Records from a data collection
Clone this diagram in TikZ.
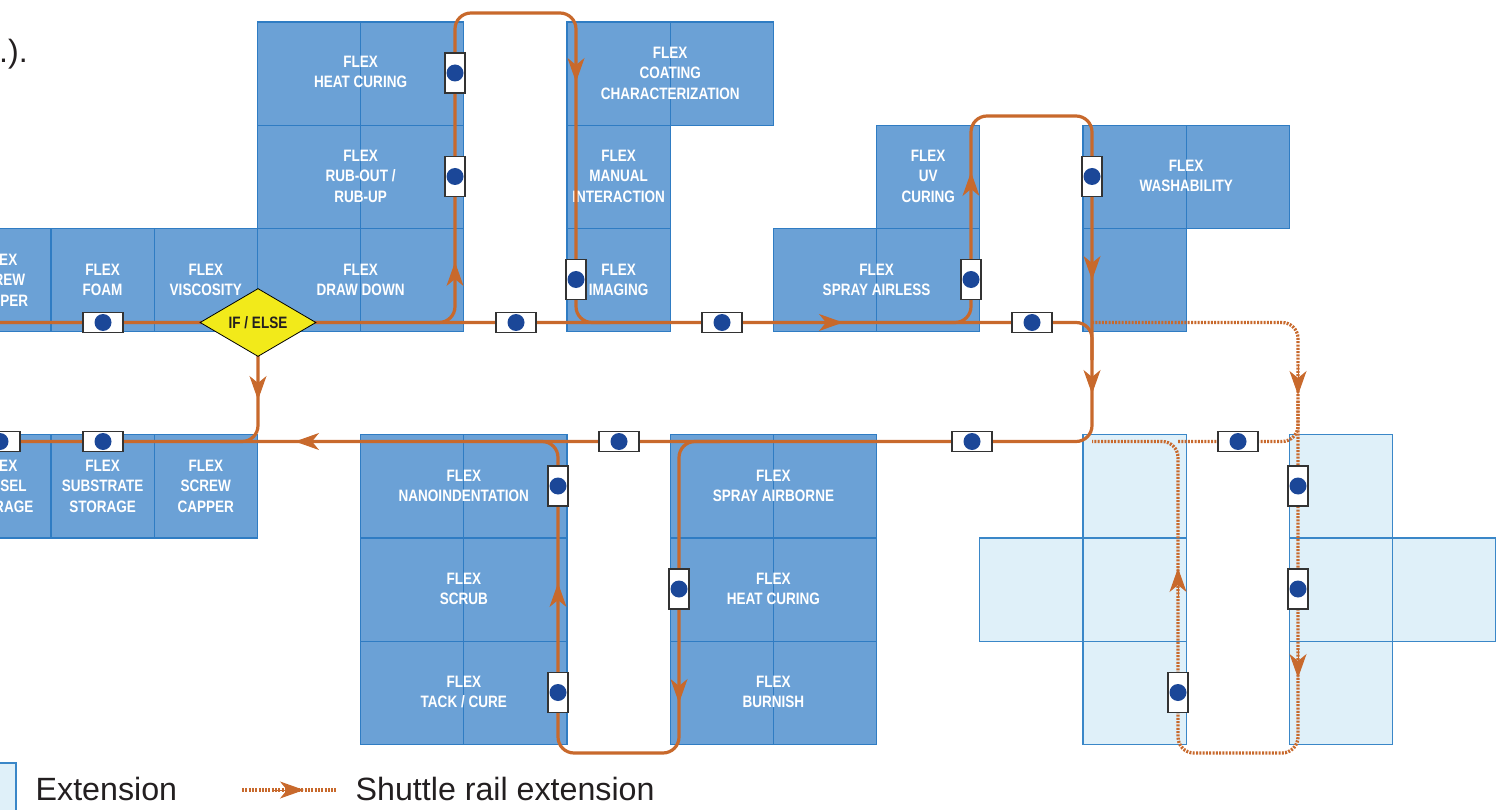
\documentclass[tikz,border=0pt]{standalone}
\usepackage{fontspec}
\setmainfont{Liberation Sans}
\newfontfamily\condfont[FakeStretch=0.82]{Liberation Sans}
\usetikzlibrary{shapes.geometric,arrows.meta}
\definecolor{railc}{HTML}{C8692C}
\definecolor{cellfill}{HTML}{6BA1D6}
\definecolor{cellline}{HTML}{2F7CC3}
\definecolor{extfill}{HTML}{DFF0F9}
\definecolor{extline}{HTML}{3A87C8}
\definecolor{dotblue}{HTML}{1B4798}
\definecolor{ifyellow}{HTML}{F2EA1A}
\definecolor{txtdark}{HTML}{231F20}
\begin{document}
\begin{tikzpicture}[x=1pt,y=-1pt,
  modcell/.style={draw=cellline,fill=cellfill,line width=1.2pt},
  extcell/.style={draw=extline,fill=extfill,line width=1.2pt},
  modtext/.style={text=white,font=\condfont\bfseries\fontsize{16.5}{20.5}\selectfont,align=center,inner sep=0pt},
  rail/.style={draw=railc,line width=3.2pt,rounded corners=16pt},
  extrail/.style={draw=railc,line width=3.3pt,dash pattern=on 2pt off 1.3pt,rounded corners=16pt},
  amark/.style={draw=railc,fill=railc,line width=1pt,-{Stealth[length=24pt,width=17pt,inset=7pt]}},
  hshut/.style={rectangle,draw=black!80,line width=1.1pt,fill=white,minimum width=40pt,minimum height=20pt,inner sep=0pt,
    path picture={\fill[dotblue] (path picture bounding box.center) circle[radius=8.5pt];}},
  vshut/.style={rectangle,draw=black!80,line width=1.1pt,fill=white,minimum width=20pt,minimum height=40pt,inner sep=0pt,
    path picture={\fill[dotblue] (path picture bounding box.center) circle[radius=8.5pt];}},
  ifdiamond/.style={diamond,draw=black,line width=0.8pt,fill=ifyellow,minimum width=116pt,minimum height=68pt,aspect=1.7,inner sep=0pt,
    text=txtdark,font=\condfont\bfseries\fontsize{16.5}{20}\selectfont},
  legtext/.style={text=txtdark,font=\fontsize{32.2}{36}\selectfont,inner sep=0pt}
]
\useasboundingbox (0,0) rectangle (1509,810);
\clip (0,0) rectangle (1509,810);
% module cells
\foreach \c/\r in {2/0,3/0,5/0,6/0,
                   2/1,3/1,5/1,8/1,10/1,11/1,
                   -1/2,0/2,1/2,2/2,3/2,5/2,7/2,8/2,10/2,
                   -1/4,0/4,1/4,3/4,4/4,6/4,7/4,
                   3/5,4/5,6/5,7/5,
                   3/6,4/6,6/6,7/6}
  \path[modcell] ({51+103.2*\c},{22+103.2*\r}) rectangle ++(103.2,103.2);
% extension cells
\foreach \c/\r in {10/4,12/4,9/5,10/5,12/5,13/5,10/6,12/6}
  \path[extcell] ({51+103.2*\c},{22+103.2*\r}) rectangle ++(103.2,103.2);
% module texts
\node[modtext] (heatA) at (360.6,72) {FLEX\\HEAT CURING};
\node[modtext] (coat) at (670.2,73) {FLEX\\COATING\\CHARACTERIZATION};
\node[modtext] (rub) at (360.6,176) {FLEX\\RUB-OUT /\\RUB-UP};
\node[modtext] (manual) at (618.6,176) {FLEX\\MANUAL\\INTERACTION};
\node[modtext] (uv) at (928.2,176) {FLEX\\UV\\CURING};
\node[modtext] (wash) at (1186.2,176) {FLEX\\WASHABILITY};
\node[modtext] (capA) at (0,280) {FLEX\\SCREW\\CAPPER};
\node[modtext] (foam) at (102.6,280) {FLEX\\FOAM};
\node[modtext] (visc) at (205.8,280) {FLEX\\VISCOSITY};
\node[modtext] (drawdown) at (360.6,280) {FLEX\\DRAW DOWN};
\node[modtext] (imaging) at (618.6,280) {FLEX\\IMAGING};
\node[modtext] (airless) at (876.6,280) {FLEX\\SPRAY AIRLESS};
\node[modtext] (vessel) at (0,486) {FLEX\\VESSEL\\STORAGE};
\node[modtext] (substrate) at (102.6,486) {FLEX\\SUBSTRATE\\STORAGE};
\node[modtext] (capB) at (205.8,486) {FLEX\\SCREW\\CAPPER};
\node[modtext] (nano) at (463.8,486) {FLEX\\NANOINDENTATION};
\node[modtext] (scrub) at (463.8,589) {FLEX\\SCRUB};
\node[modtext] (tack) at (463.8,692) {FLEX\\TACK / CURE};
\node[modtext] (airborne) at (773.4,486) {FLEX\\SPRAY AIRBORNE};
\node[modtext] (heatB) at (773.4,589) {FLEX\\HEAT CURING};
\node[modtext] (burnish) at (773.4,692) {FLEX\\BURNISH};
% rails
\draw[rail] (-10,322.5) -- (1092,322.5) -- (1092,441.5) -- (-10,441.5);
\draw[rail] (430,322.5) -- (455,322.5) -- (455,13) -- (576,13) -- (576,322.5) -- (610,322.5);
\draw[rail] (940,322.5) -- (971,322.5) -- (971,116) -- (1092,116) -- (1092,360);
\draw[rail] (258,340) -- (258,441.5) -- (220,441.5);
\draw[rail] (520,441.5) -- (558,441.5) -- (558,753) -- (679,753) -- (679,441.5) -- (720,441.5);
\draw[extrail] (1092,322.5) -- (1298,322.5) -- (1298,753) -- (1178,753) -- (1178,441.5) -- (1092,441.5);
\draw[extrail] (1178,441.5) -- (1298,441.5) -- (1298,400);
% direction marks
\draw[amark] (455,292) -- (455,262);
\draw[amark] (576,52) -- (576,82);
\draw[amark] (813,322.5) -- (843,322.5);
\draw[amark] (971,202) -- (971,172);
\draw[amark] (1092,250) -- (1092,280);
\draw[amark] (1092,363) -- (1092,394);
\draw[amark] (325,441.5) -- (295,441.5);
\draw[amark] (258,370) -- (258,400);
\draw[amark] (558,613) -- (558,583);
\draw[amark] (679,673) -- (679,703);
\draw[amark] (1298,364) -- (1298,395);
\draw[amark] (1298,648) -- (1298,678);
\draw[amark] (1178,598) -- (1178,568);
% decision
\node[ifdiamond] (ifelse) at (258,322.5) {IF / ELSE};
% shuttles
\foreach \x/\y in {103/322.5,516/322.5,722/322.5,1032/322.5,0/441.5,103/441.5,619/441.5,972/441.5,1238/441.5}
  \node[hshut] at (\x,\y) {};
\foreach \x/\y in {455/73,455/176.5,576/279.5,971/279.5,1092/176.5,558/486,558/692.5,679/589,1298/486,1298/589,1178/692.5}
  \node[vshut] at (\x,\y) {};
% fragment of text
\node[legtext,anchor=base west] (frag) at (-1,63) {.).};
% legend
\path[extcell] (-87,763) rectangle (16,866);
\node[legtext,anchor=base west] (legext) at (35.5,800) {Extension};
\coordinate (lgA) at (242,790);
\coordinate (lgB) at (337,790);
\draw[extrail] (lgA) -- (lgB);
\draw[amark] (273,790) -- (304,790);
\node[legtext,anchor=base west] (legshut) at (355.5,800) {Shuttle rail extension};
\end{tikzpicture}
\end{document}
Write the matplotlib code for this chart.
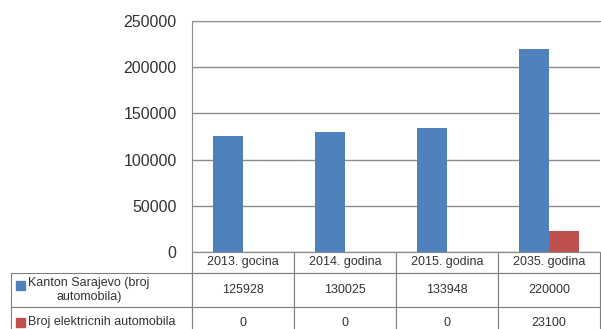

● **INSTRUCTIONS FOR THE TASK**
Each line in the listing above either holds the string "this" or does not; state how many do, giving the number only.

● **ANSWER BELOW**
2